The query should take a large dataset of order fulfillment data as input and return a result set with three columns: product_category, customer_region, and average_fulfillment_time. The average_fulfillment_time should be calculated as the average difference between the order date and the shipping date, grouped by product_category and customer_region.

Edge Cases to Consider:

Null Values: Handle potential null values in the order_date or shipping_date columns gracefully (e.g., exclude rows with null dates from the average calculation).
Empty Tables: Consider what should happen if any of the involved tables are empty. The query should not error; it should return an empty result set.
Large Datasets: The optimization should be effective even with very large datasets (millions or billions of rows).
Data Skew: Be mindful of potential data skew (e.g., one product category dominating the dataset) and how it might affect query performance.

Examples

Example 1:

Input:
Orders Table:
| order_id | customer_id | product_id | order_date |
|---|---|---|---|
| 1 | 101 | 201 | 2023-01-15 |
| 2 | 102 | 202 | 2023-02-20 |
| 3 | 101 | 203 | 2023-03-10 |

Customers Table:
| customer_id | customer_region |
|---|---|
| 101 | 'North' |
| 102 | 'South' |

Products Table:
| product_id | product_category |
|---|---|
| 201 | 'Electronics' |
| 202 | 'Clothing' |
| 203 | 'Electronics' |

Shipping Table:
| shipping_id | order_id | shipping_date |
|---|---|---|
| 1 | 1 | 2023-01-18 |
| 2 | 2 | 2023-02-25 |
| 3 | 3 | 2023-03-15 |

Output:
| product_category | customer_region | average_fulfillment_time |
|---|---|---|
| 'Electronics' | 'North' | 3 |
| 'Clothing' | 'South' | 5 |

Explanation:
For Electronics and North, order 1 has a fulfillment time of 3 days. For Clothing and South, order 2 has a fulfillment time of 5 days.

Example 2:

Input: (Orders table is empty)
Orders Table: (Empty)
Customers Table: (Same as Example 1)
Products Table: (Same as Example 1)
Shipping Table: (Same as Example 1)

Output:
| product_category | customer_region | average_fulfillment_time |
|---|---|---|
(Empty Result Set)

Explanation:
Since the Orders table is empty, there are no orders to analyze, so the result set is empty.

Constraints

Dataset Size: The dataset can contain up to 10 million rows in each table.
Execution Time: The optimized query should execute in under 10 seconds on a standard server configuration (e.g., 8 cores, 16GB RAM). The original query is expected to take significantly longer (e.g., 30+ seconds).
SQL Dialect: Assume a standard SQL dialect. Specific database-vendor optimizations (e.g., specific indexing techniques) are not required, but are welcome if they improve performance without sacrificing portability.
No External Tools: You are not allowed to use external tools or scripts to pre-process the data. The optimization must be achieved solely through SQL query rewriting.

Notes

Consider the order in which tables are joined.
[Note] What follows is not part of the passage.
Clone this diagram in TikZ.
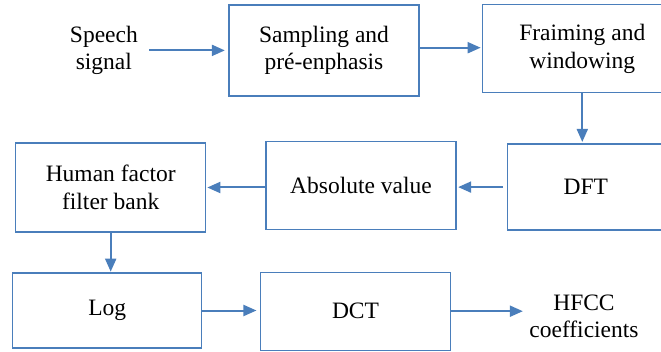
\documentclass[tikz,border=0pt]{standalone}
\usepackage{fontspec}
\setmainfont{Liberation Serif}
\newfontfamily\diagfont{Liberation Serif}
\usepackage{tikz}
\usetikzlibrary{arrows.meta, positioning}
\definecolor{lineblue}{HTML}{4A7EBB}
\tikzset{
	block/.style={
		rectangle, 
		minimum width=190pt, 
		minimum height=88pt, 
		align=center, 
		draw=lineblue, 
		line width=1.3pt,
		fill=white,
		font=\diagfont\fontsize{23.5}{27.5}\selectfont
	},
	plain/.style={
		align=center,
		font=\diagfont\fontsize{23.5}{27.5}\selectfont
	},
	arrow/.style={draw=lineblue, line width=2pt, -{Triangle[length=13pt, width=11pt]}}
}

\begin{document}
\begin{tikzpicture}[x=1pt, y=1pt]
				\useasboundingbox (0,0) rectangle (661,351);
				\node (samp) [block, minimum height=91pt] at (324,300.6) {Sampling and\\pré-enphasis};
				\node (speech) [plain, left=87pt of samp] {Speech\\signal};
				\node (frame) [block, minimum width=200pt, right=62pt of samp, yshift=1.6pt] {Fraiming and\\windowing};
				
				\node (dft) [block, minimum width=156pt, minimum height=86pt, below=50pt of frame, xshift=3.5pt] {DFT};
				\node (abs) [block, left=50.5pt of dft, yshift=1.3pt] {Absolute value};
				\node (human) [block, minimum height=89pt, left=59pt of abs, yshift=-1.7pt] {Human factor\\filter bank};
				
				\node (log) [block, minimum width=189pt, minimum height=75pt, below=39.7pt of human, xshift=-3.4pt] {Log};
				\node (dct) [block, minimum height=78pt, right=57.4pt of log, yshift=-0.7pt] {DCT};
				\node (hfcc) [plain, right=74.7pt of dct, yshift=-5pt] {HFCC\\coefficients};
				
				\draw [arrow, shorten <=8pt, shorten >=3.5pt] (speech.east) -- (speech.east -| samp.west);
				\draw [arrow, shorten >=1pt] (samp.east |- 0,303.3) -- (frame.west |- 0,303.3);
				\draw [arrow, shorten >=1.5pt] (frame.south) -- (frame.south |- dft.north);
				\draw [arrow, shorten <=4pt, shorten >=1.5pt] (dft.west) -- (dft.west -| abs.east);
				\draw [arrow, shorten >=1pt] (human.east -| abs.west) -- (human.east);
				\draw [arrow, shorten >=0.7pt] (human.south) -- (human.south |- log.north);
				\draw [arrow, shorten >=3.4pt] (log.east) -- (log.east -| dct.west);
				\draw [arrow, shorten >=3pt] (dct.east) -- (dct.east -| hfcc.west);
			\end{tikzpicture}
\end{document}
Joining smaller tables first can often reduce the intermediate result set size.
Use appropriate JOIN types (INNER JOIN, LEFT JOIN, RIGHT JOIN) based on the relationships between the tables and the desired result set.
Ensure that appropriate indexes are in place on the columns used in JOIN conditions and WHERE clauses. While you don't need to create the indexes in the SQL, your query should be written assuming they exist.
Filtering data before joining can significantly reduce the number of rows that need to be processed in the JOIN operations.
Analyze the query execution plan (if your database system provides one) to identify bottlenecks and areas for optimization.
Pseudocode for the original (unoptimized) query might look like this:

SELECT
    p.product_category,
    c.customer_region,
    AVG(s.shipping_date - o.order_date) AS average_fulfillment_time
FROM
    Orders o
INNER JOIN
    Customers c ON o.customer_id = c.customer_id
INNER JOIN
    Products p ON o.product_id = p.product_id
INNER JOIN
    Shipping s ON o.order_id = s.order_id
GROUP BY
    p.product_category,
    c.customer_region;

Your task is to improve upon this query. Good luck!